Viking Age Transformations contains
thirteen papers developed from presentations given at a 2013 conference organised
by the Centre for Viking Age Studies at
the Museum of Cultural History,
University of Oslo. All eighteen contributors but one are based in Norway itself.
The book’s main title might mean anything or nothing, but it could have been
worse. The conference was titled ‘The
Power of the Market’, and the volume’s
editors certainly chose wisely when they
avoided that in the book title. The introduction is dated May 2016.
Resource extraction, transportation,
crafts and trade: the book covers most
aspects of its theme. There are discussions
of judicial districts and assemblies, annual
skeid horse-races, announcements of new
coinage, iron production, copper alloy
casting, soapstone, quernstones, whetstones, stone baking trays, reindeer
hunting, fur trapping, and many less
visible
socio-economic
activities.
Agriculture, the local base of the whole
system, is however almost invisible. Four
papers in particular caught my attention.

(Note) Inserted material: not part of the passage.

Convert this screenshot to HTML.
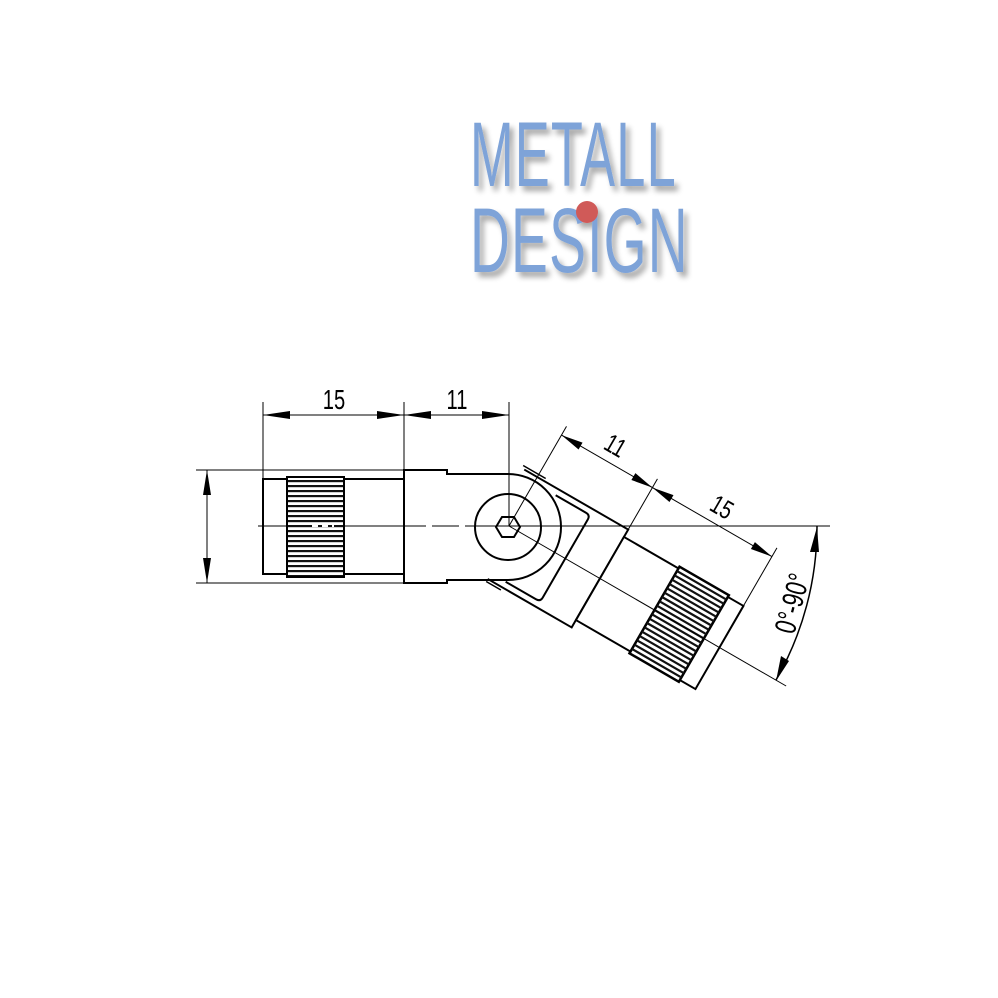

The biggest piece of news here is the
craft and trade site of Heimdalsjordet
(Vestfold, Østlandet): Kaupang’s little
sister, located within clear view of the
Gokstad ship barrow. In Chapter 11, Jan
Bill and Christian Løchsen Rødsrud detail
the results of geophysical surveys and excavations carried out in 2012–13. The site is
European Journal of Archaeology 24 (2) 2021
only fifteen kilometres north of Kaupang
and was active probably between c. AD 700
and AD 1000, before and after its larger
sibling. Heimdalsjordet too sports a wide
and rich range of find categories and corresponding activities. The coin assemblage
and pottery types suggest that its patrons
cultivated east Scandinavian contacts while
Kaupang’s lords looked toward the south.
Perhaps these finds correspond to a
Norwegian lineage versus the Danish
kings, say the authors. Small nearby cemeteries composed mostly of small-boat
inhumations complete the picture. Of
course, there must be a mead-hall waiting
to be found somewhere nearby, as the
authors point out. The place-name
Heimdalsjordet, however, has nothing to
do with Heimdallr, the Watchful God. As
far as I can judge, it would mean roughly
‘Home Vale Field’. In early 2021 this
paper remains the most comprehensive
publication on the site, which becomes an
instant locus classicus.
When you excavate a Viking Age or
later urban site in Norway, soapstone
vessels are a ubiquitous local product, but
every single potsherd is a continental
import. There were no local potters for
centuries! In her impressively labourintensive paper about the materials available in post-Viking Age towns, Gitte
Hansen (Ch. 4) reveals that this imported
pottery has quite different origins in the
towns of southwestern and southeastern
Norway. (Remember, Vestlandet and
Østlandet are both part of long, slender
Norway’s south-west end.) Stavanger is
not very far by sea from Tønsberg, but
apparently few foreign ship crews either
from the south-west or the south-east
bothered to make the extra effort once
they had made landfall in Norway. They
knew with whom they wanted to trade,
much, in fact, like many crews would row
past Kaupang to get to Gokstad and
Heimdalsjordet.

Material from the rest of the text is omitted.